ABD’nin ve diğer ülkelerin kullandığı geniş gövdeli ağır yangın söndürme uçakları

ABD’nin ve diğer ülkelerin kullandığı geniş gövdeli ağır yangın söndürme uçakları

Ama biz geniş gövdeli uçakları ancak iktidara makam uçağı olarak alıyoruz.

Yangına ise Air Tractor ile müdahale ediyoruz.

Ego

Tanıyan herkesin yaka silktiği bir tip benim için “Kılıçdaroğlu’nu destekledi yıllarca, müstahak” demiş.

Doğru.

Ama yanlış.

Demokrasiye olan inancım gereği her seçileni belirli bir süre desteklerim. Daha doğrusu seçilene karşı çıkmam. İşim değildir. Kendimi tek seçici zannetmem. Kendimi seçileni seçildiği gün yok edici eleştirilere muhatap edecek kadar önemsemem.

Sonra eleştirilere başladım.

Kılıçdaroğlu meselesinde ise tamamen yalan söylüyor.

Tüm okurlar şahit ki, daha seçimden 1 yıl önce “Aday olmayın kazanamazsınız” diye yazdım.

Mansur Yavaş’ın ya da İmamoğlu’nun aday olması gerektiği söyledim.

Defalarca tekrarladım.

En sonunda “Yanınızda AKP’den beslenen adamlar var ve sizi adaylığı ikna etmeye çalışıyorlar. İnanmayın. Aday olmayın. Kazanamayacaksınız. Bu ülkeyi bir beş yıl daha Erdoğan’a mahkum edeceksiniz”

Döndü, ağır sözlerle bana saldırdı.

“Gizli AKP’li sensin, Alo Holding’siniz” diyerek Ciner Grubu’na saydırdı.

Ve aday yaptırdı kendini.

Ne yazık ki, aday olduktan sonra da muhalefetin tercihine saygı duydum ve yine de AKP’ye karşı muhalefeti destekledim.

Ve seçimi kaybedeceğinin anlaşıldığı 14 Mayıs gecesi çalıştığım gruptan ayrıldım.
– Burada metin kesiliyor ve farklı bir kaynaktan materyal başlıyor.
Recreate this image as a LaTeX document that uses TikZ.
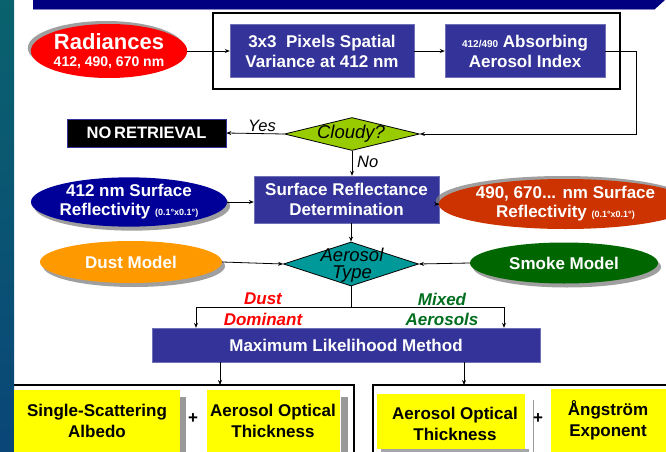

Aksini yapıp, AKP’nin değirmenine su taşırcasına seçim döneminde bile muhalefete muhalefet etseydim doğru yapmış olmazdım.

Ben kendi egosu için Türkiye’nin başına gelen felaketlere seyirci kalan tiplerden değilim.

Ne Zaman İnsan Oluruz?

İnsanlığımızı kaybetmeye başladığımızı fark ettiğimiz zaman.